Look through the lines below and state how many hold the word "with". Write only the number.

>>

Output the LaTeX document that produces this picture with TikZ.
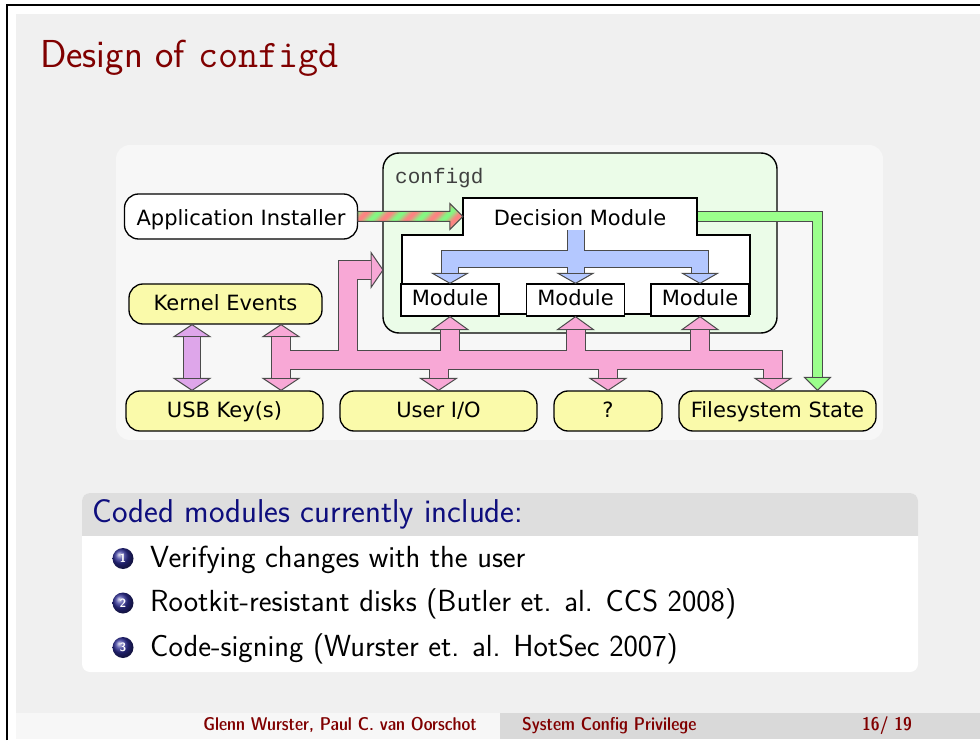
\documentclass[tikz,border=0pt]{standalone}
\usepackage{fontspec}
\newfontfamily\dejavu{DejaVu Sans}
\newfontfamily\cmono{Liberation Mono}
\newfontfamily\footfont{lmsansdemicond10-regular.otf}

\definecolor{slidebg}{RGB}{240,240,240}
\definecolor{footlight}{RGB}{247,247,247}
\definecolor{footdark}{RGB}{217,217,217}
\definecolor{titlered}{RGB}{128,0,0}
\definecolor{blocktitlebg}{RGB}{222,222,222}
\definecolor{blockblue}{RGB}{14,14,125}
\definecolor{ballblue}{RGB}{45,45,150}
\definecolor{diagbg}{RGB}{247,247,247}
\definecolor{cfgfill}{RGB}{235,252,232}
\definecolor{boxyellow}{RGB}{250,250,170}
\definecolor{pinkfat}{RGB}{248,168,214}
\definecolor{bluefat}{RGB}{180,200,255}
\definecolor{purplefat}{RGB}{222,166,234}
\definecolor{greenfat}{RGB}{155,255,140}
\definecolor{stripered}{RGB}{255,130,130}
\definecolor{stripegreen}{RGB}{130,250,130}
\definecolor{fatedge}{RGB}{75,75,75}

\newcommand\fathead[5]{\draw[tipedge, fill=#5, shift={#1}, rotate=#2] (0,0) -- (-#4,#3) -- (-#4,-#3) -- cycle;}

\newcommand\pinknet[1]{%
  \draw[#1, shorten <=12pt, shorten >=12pt] (kernel.south -| kb) -- (usb.north -| kb);
  \draw[#1, shorten >=12pt] (kb) -- (fb) -- (fs.north -| fb);
  \draw[#1, shorten >=12pt] (cb) |- (cfgin);
  \foreach \m in {m1,m2,m3} \draw[#1, shorten >=13pt] (\m.south |- kb) -- (\m.south);
  \foreach \n in {userio,unknown} \draw[#1, shorten >=12pt] (\n.north |- kb) -- (\n.north);
}
\newcommand\bluenet[1]{%
  \draw[#1, shorten >=10pt] (bt) -- (m2.north);
  \draw[#1, shorten <=10pt, shorten >=10pt] (m1.north) |- (bb) -| (m3.north);
}

\begin{document}
\begin{tikzpicture}[x=1pt, y=-1pt]
\tikzstyle{comp} = [rectangle, rounded corners=14pt, draw=black, line width=1.3pt, fill=boxyellow, minimum height=40pt, inner sep=0pt, text height=16pt, text depth=3pt, font=\dejavu\fontsize{21}{25}\selectfont]
\tikzstyle{module} = [rectangle, draw=black, line width=1.3pt, fill=white, minimum width=98pt, minimum height=32pt, inner sep=0pt, text height=16pt, text depth=4pt, font=\dejavu\fontsize{21}{25}\selectfont]
\tikzstyle{cfgbox} = [rectangle, rounded corners=16pt, draw=black, line width=1.4pt, fill=cfgfill, inner sep=0pt]
\tikzstyle{tipedge} = [draw=fatedge, line width=1pt, line join=miter]
\tikzstyle{footer} = [inner sep=0pt, text=titlered, font=\footfont\fontsize{18.5}{18.5}\selectfont]

\useasboundingbox (0,0) rectangle (980,743);
\fill[white] (0,0) rectangle (980,743);
\draw[line width=1.2pt] (7,740) -- (7,5) -- (980,5);
\fill[slidebg] (16,14) rectangle (980,713);
\fill[footlight] (16,713) rectangle (500,739);
\fill[footdark] (500,713) rectangle (980,739);

\node[anchor=base west, inner sep=0pt, text=titlered, font=\sffamily\fontsize{39}{42}\selectfont] (title) at (40,68) {Design of \texttt{configd}};

\fill[white, rounded corners=8pt] (82,493) rectangle (918,672);
\begin{scope}
  \clip (82,493) rectangle (918,535);
  \fill[blocktitlebg, rounded corners=8pt] (82,493) rectangle (918,672);
\end{scope}
\node[anchor=base west, inner sep=0pt, text=blockblue, font=\sffamily\fontsize{33}{36}\selectfont] (blocktitle) at (92,522) {Coded modules currently include:};
\foreach \i/\y/\txt in {1/567/{Verifying changes with the user}, 2/611.5/{Rootkit-resistant disks (Butler et. al. CCS 2008)}, 3/656/{Code-signing (Wurster et. al. HotSec 2007)}} {
  \shade[ball color=ballblue] (123,\y-8.5) circle (10.5pt);
  \node[white, inner sep=0pt, font=\sffamily\bfseries\fontsize{12}{12}\selectfont] (ball\i) at (123,\y-8.5) {\i};
  \node[anchor=base west, inner sep=0pt, font=\sffamily\fontsize{30.5}{34}\selectfont] (item\i) at (150,\y) {\txt};
}

\node[footer, anchor=base east] (authors) at (477,730) {Glenn Wurster, Paul C. van Oorschot};
\node[footer, anchor=base west] (shorttitle) at (522,730) {System Config Privilege};
\node[footer, anchor=base west] (pageno) at (862,730) {16/ 19};

\fill[diagbg, rounded corners=14pt] (116,145) rectangle (883,440);

\node[cfgbox, minimum width=394pt, minimum height=180pt] (cfg) at (580,243) {};
\node[anchor=base west, inner sep=0pt, text=black!75, font=\cmono\fontsize{21}{25}\selectfont] (cfglabel) at (395,184) {configd};

\draw[line width=1.3pt, fill=white] (463,198) -- (697,198) -- (697,235) -- (750,235) -- (750,314) -- (402,314) -- (402,235) -- (463,235) -- cycle;
\node[minimum width=234pt, minimum height=37pt, inner sep=0pt, text height=19pt, text depth=1pt, font=\dejavu\fontsize{21}{25}\selectfont] (dm) at (580,216.5) {Decision Module};
\node[module] (m1) at (450,300) {Module};
\node[module] (m2) at (575.5,300) {Module};
\node[module] (m3) at (700,300) {Module};

\node[comp, fill=white, minimum width=233pt, minimum height=45pt, text height=19pt, text depth=1pt] (appinst) at (241,216.5) {Application Installer};
\node[comp, minimum width=193pt] (kernel) at (225.5,304) {Kernel Events};
\node[comp, minimum width=197pt] (usb) at (224.5,411) {USB Key(s)};
\node[comp, minimum width=197pt] (userio) at (438.5,411) {User I/O};
\node[comp, minimum width=108pt] (unknown) at (608,411) {?};
\node[comp, minimum width=197pt] (fs) at (777.5,411) {Filesystem State};

\coordinate (bt) at (575.5,230);
\coordinate (bb) at (575.5,259);
\bluenet{draw=fatedge, line width=18pt, line join=miter}
\foreach \m in {m1,m2,m3} {\fathead{(\m.north)}{-90}{17.5}{10}{bluefat}}
\bluenet{draw=bluefat, line width=16pt, line join=miter}

\coordinate (kb) at (281,360);
\coordinate (cb) at (348,360);
\coordinate (fb) at (773,360);
\coordinate (cfgin) at (383,270);
\pinknet{draw=fatedge, line width=20pt, line join=miter}
\fathead{(kernel.south -| kb)}{90}{18}{12}{pinkfat}
\fathead{(usb.north -| kb)}{-90}{18}{12}{pinkfat}
\fathead{(fs.north -| fb)}{-90}{18}{12}{pinkfat}
\fathead{(cfgin)}{0}{17.5}{12}{pinkfat}
\foreach \m in {m1,m2,m3} {\fathead{(\m.south)}{90}{18}{13}{pinkfat}}
\foreach \n in {userio,unknown} {\fathead{(\n.north)}{-90}{18}{12}{pinkfat}}
\pinknet{draw=pinkfat, line width=18pt, line join=miter}

\coordinate (pk) at (192,360);
\draw[draw=fatedge, line width=18pt, shorten <=12pt, shorten >=12pt] (kernel.south -| pk) -- (usb.north -| pk);
\fathead{(kernel.south -| pk)}{90}{18}{12}{purplefat}
\fathead{(usb.north -| pk)}{-90}{18}{12}{purplefat}
\draw[draw=purplefat, line width=16pt, shorten <=12pt, shorten >=12pt] (kernel.south -| pk) -- (usb.north -| pk);

\coordinate (gc) at (817.5,216.5);
\draw[draw=fatedge, line width=11pt, line join=miter, shorten <=0.7pt, shorten >=13pt] (dm.east) -- (gc) -- (fs.north -| gc);
\fathead{(fs.north -| gc)}{-90}{13}{13}{greenfat}
\draw[draw=greenfat, line width=9pt, line join=miter, shorten <=0.7pt, shorten >=13pt] (dm.east) -- (gc) -- (fs.north -| gc);

\begin{scope}[shift={(dm.west)}]
  \clip (0,0) -- (-13,-13) -- (-13,-5) -- (-105,-5) -- (-105,5) -- (-13,5) -- (-13,13) -- cycle;
  \foreach \k in {0,...,72} {
    \pgfmathtruncatemacro\mixv{50+50*cos(\k*30)}
    \fill[stripered!\mixv!stripegreen] (-140+2*\k,15) -- (-137.6+2*\k,15) -- (-107.6+2*\k,-15) -- (-110+2*\k,-15) -- cycle;
  }
\end{scope}
\draw[tipedge, shift={(dm.west)}] (0,0) -- (-13,-13) -- (-13,-5) -- (-105,-5) -- (-105,5) -- (-13,5) -- (-13,13) -- cycle;
\end{tikzpicture}
\end{document}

<<

- _FULL SOLUTION_
2